Lunar, Solar and Terrestrial Line-Ups
If you want a general night to go out stargazing and have a clear sky, The new moon falls on the night of the 6th. With the moon passing between Earth and the Sun, there will be very little light pollution in the air, making it a prime time to see a spotted sky.

This new moon also marks the beginning of Rosh Hashanah, or the Jewish New Year. On the other side of the globe, this new lunar month also marks the beginning of Mid-Autumn festival celebrations in China. Look out for mooncakes and celebrations around the official festival dates, the 19th to the 21st.

The equinox is at 3:21 p.m. on September 22nd. This is where the center of the sun’s disk crosses the celestial equator – marking the beginning of Autumn.
The full moon on the 20th is the closest full moon to the night of that equinox, marking it as the harvest moon.

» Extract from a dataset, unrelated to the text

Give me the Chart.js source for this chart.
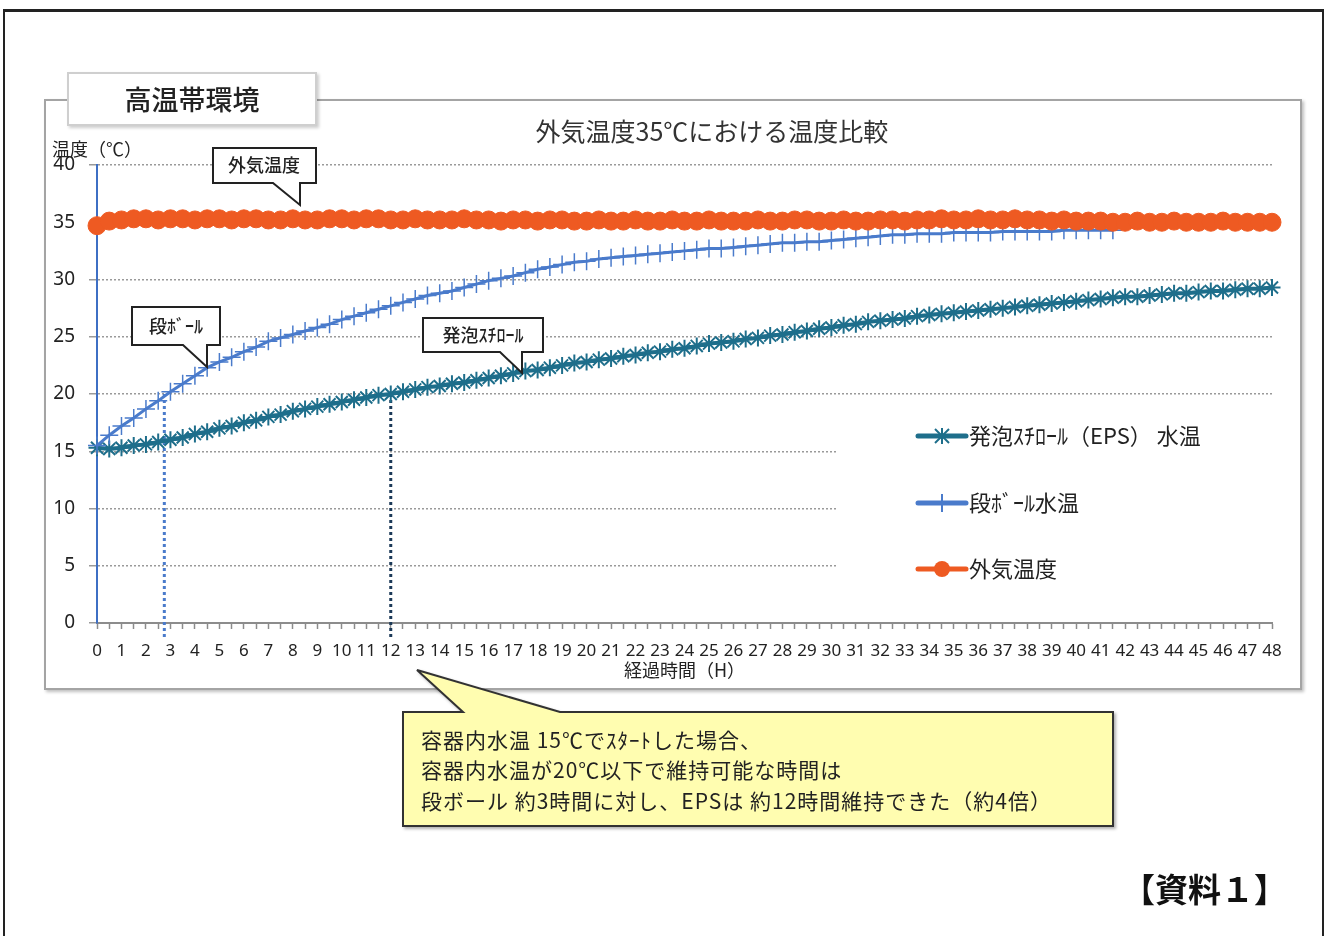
<!DOCTYPE html>
<html lang="ja">
<head>
<meta charset="UTF-8">
<title>外気温度35℃における温度比較</title>
<script src="https://cdn.jsdelivr.net/npm/chart.js"></script>
<style>
  body {
    margin: 0;
    width: 1330px;
    height: 936px;
    position: relative;
    overflow: hidden;
    background: #fff;
    font-family: "Noto Sans CJK JP", "Noto Sans", sans-serif;
    color: #222;
  }
  #outer {
    position: absolute;
    left: 3px; top: 9px;
    width: 1317px; height: 960px;
    border: 2px solid #222;
    border-top-width: 3px;
  }
  #frame {
    position: absolute;
    left: 44px; top: 99px;
    width: 1254px; height: 587px;
    border: 2px solid #a4a4a4;
    box-shadow: 2px 2px 3px rgba(0,0,0,0.25);
  }
  #chartWrap {
    position: absolute;
    left: 46px; top: 101px;
    width: 1253px; height: 586px;
  }
  #tag {
    position: absolute;
    left: 67px; top: 72px;
    width: 246px; height: 50px;
    border: 2px solid #cfcfcf;
    background: #fff;
    box-shadow: 2px 2px 3px rgba(0,0,0,0.2);
    font-size: 27px;
    line-height: 50px;
    text-align: center;
    font-weight: 500;
  }
  #overlay {
    position: absolute;
    left: 0; top: 0;
    pointer-events: none;
  }
  #doc {
    position: absolute;
    left: 1122px; top: 864px;
    font-size: 33px;
    font-weight: bold;
    color: #111;
  }
</style>
</head>
<body>
<div id="outer"></div>
<div id="frame"></div>
<div id="chartWrap"><canvas id="tempChart"></canvas></div>
<div id="tag">高温帯環境</div>

<svg id="overlay" width="1330" height="936" xmlns="http://www.w3.org/2000/svg"
     font-family="Noto Sans CJK JP, Noto Sans, sans-serif">
  <defs>
    <filter id="sh" x="-5%" y="-5%" width="110%" height="120%">
      <feDropShadow dx="2" dy="2" stdDeviation="1.5" flood-opacity="0.3"/>
    </filter>
  </defs>

  <!-- chart title and y axis title -->
  <text id="chartTitle" x="712" y="141" font-size="25" text-anchor="middle" fill="#333"></text>
  <text id="yTitle" x="52" y="156" font-size="18" fill="#222"></text>

  <!-- callouts -->
  <path d="M213,148 H316 V183 H300 V205 L273,183 H213 Z" fill="#fff" stroke="#222" stroke-width="2"/>
  <text x="264" y="172" font-size="18" font-weight="500" text-anchor="middle" fill="#222">外気温度</text>

  <path d="M132,307 H220 V345 H207 V367 L183,345 H132 Z" fill="#fff" stroke="#222" stroke-width="2"/>
  <text x="176" y="333" font-size="18" font-weight="500" text-anchor="middle" fill="#222">段ﾎﾞｰﾙ</text>

  <path d="M423,318 H543 V352 H522 V373 L500,352 H423 Z" fill="#fff" stroke="#222" stroke-width="2"/>
  <text x="483" y="342" font-size="18" font-weight="500" text-anchor="middle" fill="#222">発泡ｽﾁﾛｰﾙ</text>

  <!-- legend -->
  <rect x="836" y="418" width="442" height="202" fill="#fff"/>
  <line x1="918" y1="436" x2="966" y2="436" stroke="#1E6E8B" stroke-width="5" stroke-linecap="round"/>
  <g stroke="#1E6E8B" stroke-width="2">
    <line x1="942" y1="428" x2="942" y2="444"/>
    <line x1="935" y1="429" x2="949" y2="443"/>
    <line x1="949" y1="429" x2="935" y2="443"/>
  </g>
  <text x="969" y="444" font-size="22" fill="#222">発泡ｽﾁﾛｰﾙ（EPS） 水温</text>

  <line x1="918" y1="503" x2="966" y2="503" stroke="#4A7BCB" stroke-width="5" stroke-linecap="round"/>
  <line x1="942" y1="494" x2="942" y2="512" stroke="#4A7BCB" stroke-width="2"/>
  <text x="969" y="511" font-size="22" fill="#222">段ﾎﾞｰﾙ水温</text>

  <line x1="918" y1="569" x2="966" y2="569" stroke="#EE5A22" stroke-width="5" stroke-linecap="round"/>
  <circle cx="942" cy="569" r="8" fill="#EE5A22"/>
  <text x="969" y="577" font-size="22" fill="#222">外気温度</text>

  <!-- note -->
  <path d="M403,712 H463 L417,670 L560,712 H1113 V826 H403 Z" fill="#FFFDB0" stroke="#333" stroke-width="2" filter="url(#sh)"/>
  <g font-size="21" letter-spacing="1" fill="#222">
    <text x="421" y="748">容器内水温  15℃でｽﾀｰﾄした場合、</text>
    <text x="421" y="778">容器内水温が20℃以下で維持可能な時間は</text>
    <text x="421" y="809">段ボール 約3時間に対し、EPSは 約12時間維持できた（約4倍）</text>
  </g>
</svg>

<div id="doc">【資料１】</div>

<script>
const chartTitle = '外気温度35℃における温度比較';
const yTitle = '温度（℃）';
const xTitle = '経過時間（H）';
const seriesNames = ['発泡ｽﾁﾛｰﾙ（EPS） 水温', '段ﾎﾞｰﾙ水温', '外気温度'];

// elapsed hours, one reading every 30 minutes
const hours = [
  0, 0.5, 1, 1.5, 2, 2.5, 3, 3.5, 4, 4.5,
  5, 5.5, 6, 6.5, 7, 7.5, 8, 8.5, 9, 9.5,
  10, 10.5, 11, 11.5, 12, 12.5, 13, 13.5, 14, 14.5,
  15, 15.5, 16, 16.5, 17, 17.5, 18, 18.5, 19, 19.5,
  20, 20.5, 21, 21.5, 22, 22.5, 23, 23.5, 24, 24.5,
  25, 25.5, 26, 26.5, 27, 27.5, 28, 28.5, 29, 29.5,
  30, 30.5, 31, 31.5, 32, 32.5, 33, 33.5, 34, 34.5,
  35, 35.5, 36, 36.5, 37, 37.5, 38, 38.5, 39, 39.5,
  40, 40.5, 41, 41.5, 42, 42.5, 43, 43.5, 44, 44.5,
  45, 45.5, 46, 46.5, 47, 47.5, 48
];

const epsTemp = [
  15.3, 15.2, 15.3, 15.5, 15.6, 15.8, 16.0, 16.2, 16.5, 16.7,
  17.0, 17.2, 17.5, 17.7, 18.0, 18.2, 18.5, 18.7, 18.9, 19.1,
  19.3, 19.5, 19.7, 19.9, 20.0, 20.2, 20.4, 20.6, 20.7, 20.9,
  21.0, 21.2, 21.4, 21.6, 21.8, 22.0, 22.1, 22.3, 22.5, 22.7,
  22.8, 23.0, 23.1, 23.3, 23.4, 23.6, 23.7, 23.9, 24.0, 24.2,
  24.4, 24.5, 24.6, 24.8, 24.9, 25.1, 25.2, 25.4, 25.5, 25.7,
  25.8, 26.0, 26.1, 26.3, 26.4, 26.5, 26.6, 26.8, 26.9, 27.0,
  27.1, 27.2, 27.3, 27.4, 27.5, 27.6, 27.7, 27.8, 27.9, 28.0,
  28.1, 28.2, 28.3, 28.4, 28.5, 28.5, 28.6, 28.7, 28.8, 28.8,
  28.9, 29.0, 29.0, 29.1, 29.2, 29.2, 29.3
];

const boxTemp = [
  15.5, 16.4, 17.2, 17.9, 18.7, 19.4, 20.2, 20.9, 21.6, 22.3,
  22.8, 23.2, 23.7, 24.1, 24.6, 24.9, 25.2, 25.5, 25.8, 26.1,
  26.5, 26.8, 27.1, 27.4, 27.7, 28.0, 28.3, 28.6, 28.8, 29.0,
  29.3, 29.6, 29.9, 30.1, 30.3, 30.6, 30.9, 31.1, 31.3, 31.5,
  31.6, 31.8, 31.9, 32.0, 32.1, 32.2, 32.3, 32.4, 32.5, 32.6,
  32.7, 32.7, 32.8, 32.9, 33.0, 33.1, 33.2, 33.2, 33.3, 33.3,
  33.4, 33.5, 33.6, 33.7, 33.8, 33.9, 33.9, 34.0, 34.0, 34.0,
  34.1, 34.1, 34.1, 34.1, 34.2, 34.2, 34.2, 34.2, 34.2, 34.3,
  34.3, 34.3, 34.3, 34.3, null, null, null, null, null, null,
  null, null, null, null, null, null, null
];

const airTemp = [
  34.7, 35.1, 35.2, 35.3, 35.3, 35.2, 35.3, 35.3, 35.2, 35.3,
  35.3, 35.2, 35.3, 35.3, 35.2, 35.2, 35.3, 35.2, 35.2, 35.3,
  35.3, 35.2, 35.3, 35.3, 35.2, 35.2, 35.3, 35.2, 35.2, 35.2,
  35.3, 35.2, 35.2, 35.1, 35.2, 35.2, 35.1, 35.2, 35.2, 35.1,
  35.1, 35.2, 35.1, 35.1, 35.2, 35.1, 35.1, 35.2, 35.1, 35.1,
  35.2, 35.1, 35.1, 35.1, 35.2, 35.1, 35.1, 35.2, 35.2, 35.1,
  35.1, 35.2, 35.1, 35.1, 35.2, 35.2, 35.1, 35.2, 35.2, 35.3,
  35.2, 35.2, 35.3, 35.2, 35.2, 35.3, 35.2, 35.2, 35.1, 35.2,
  35.1, 35.1, 35.1, 35.0, 35.0, 35.1, 35.0, 35.0, 35.1, 35.0,
  35.0, 35.0, 35.1, 35.0, 35.0, 35.0, 35.0
];

// the 20℃ crossing times marked with dotted lines (段ボール ~3h, EPS ~12h)
const guideHours = [2.75, 12];
const guideColors = ['#4A7BCB', '#1C3A58'];
const guideTemp = 20;

const numFont = "'Noto Sans', 'Noto Sans CJK JP', sans-serif";
const jpFont = "'Noto Sans CJK JP', 'Noto Sans', sans-serif";

document.getElementById('chartTitle').textContent = chartTitle;
document.getElementById('yTitle').textContent = yTitle;

const guideLines = {
    id: 'guideLines',
    beforeDatasetsDraw(chart) {
        const ctx = chart.ctx;
        const x = chart.scales.x;
        const y = chart.scales.y;
        guideHours.forEach((h, i) => {
            const px = x.getPixelForValue(h * 2);
            ctx.save();
            ctx.strokeStyle = guideColors[i];
            ctx.lineWidth = 3;
            ctx.setLineDash([3, 3]);
            ctx.beginPath();
            ctx.moveTo(px, y.getPixelForValue(guideTemp));
            ctx.lineTo(px, chart.chartArea.bottom + 17);
            ctx.stroke();
            ctx.restore();
        });
    }
};

new Chart(document.getElementById('tempChart'), {
    type: 'line',
    data: {
        labels: hours,
        datasets: [
            {
                label: seriesNames[0],
                data: epsTemp,
                borderColor: '#1E6E8B',
                backgroundColor: '#1E6E8B',
                borderWidth: 4,
                pointStyle: 'star',
                pointRadius: 8.5,
                pointBorderWidth: 2,
                order: 3
            },
            {
                label: seriesNames[1],
                data: boxTemp,
                borderColor: '#4A7BCB',
                backgroundColor: '#4A7BCB',
                borderWidth: 3,
                pointStyle: 'cross',
                pointRadius: 9,
                pointBorderWidth: 1.5,
                spanGaps: false,
                order: 2
            },
            {
                label: seriesNames[2],
                data: airTemp,
                borderColor: '#EE5A22',
                backgroundColor: '#EE5A22',
                borderWidth: 3,
                pointStyle: 'circle',
                pointRadius: 9,
                pointBorderWidth: 1,
                order: 1
            }
        ]
    },
    options: {
        responsive: true,
        maintainAspectRatio: false,
        animation: false,
        layout: { padding: { left: 0, right: 27, top: 64, bottom: 0 } },
        plugins: {
            legend: { display: false },
            tooltip: { enabled: false },
            title: { display: false }
        },
        scales: {
            x: {
                type: 'category',
                offset: false,
                grid: {
                    display: true,
                    drawOnChartArea: false,
                    drawTicks: true,
                    tickLength: 6,
                    tickColor: '#8c8c8c',
                    tickWidth: 1.5
                },
                border: { color: '#8c8c8c', width: 2 },
                ticks: {
                    autoSkip: false,
                    maxRotation: 0,
                    minRotation: 0,
                    padding: 12,
                    color: '#222',
                    font: { family: numFont, size: 17 },
                    callback: (v, i) => hours[i] % 1 === 0 ? String(hours[i]) : ''
                },
                title: {
                    display: true,
                    text: xTitle,
                    color: '#222',
                    font: { family: jpFont, size: 18 },
                    padding: { top: 0, bottom: 6 }
                },
                afterFit: s => { s.height = 64; }
            },
            y: {
                min: 0,
                max: 40,
                ticks: {
                    stepSize: 5,
                    padding: 14,
                    color: '#222',
                    font: { family: numFont, size: 19 }
                },
                grid: { color: '#9a9a9a', lineWidth: 1.5, tickLength: 8 },
                border: { color: '#3E6FC4', width: 2, dash: [2, 2] },
                afterFit: s => { s.width = 51; }
            }
        }
    },
    plugins: [guideLines]
});
</script>
</body>
</html>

Lunar perigee, when the moon is closest to the Earth, is on the 11th. Lunar apogee, when the moon is farthest from the Earth, will be on the 26th.

Stargazing Apps

To help you through this guide and spot our celestial neighbors a little better, we recommend downloading a stargazing app. My friends and I use SkyView and Night Sky on the App Store. Both are free to use pocket planetariums with option premium services – but are by no means necessary.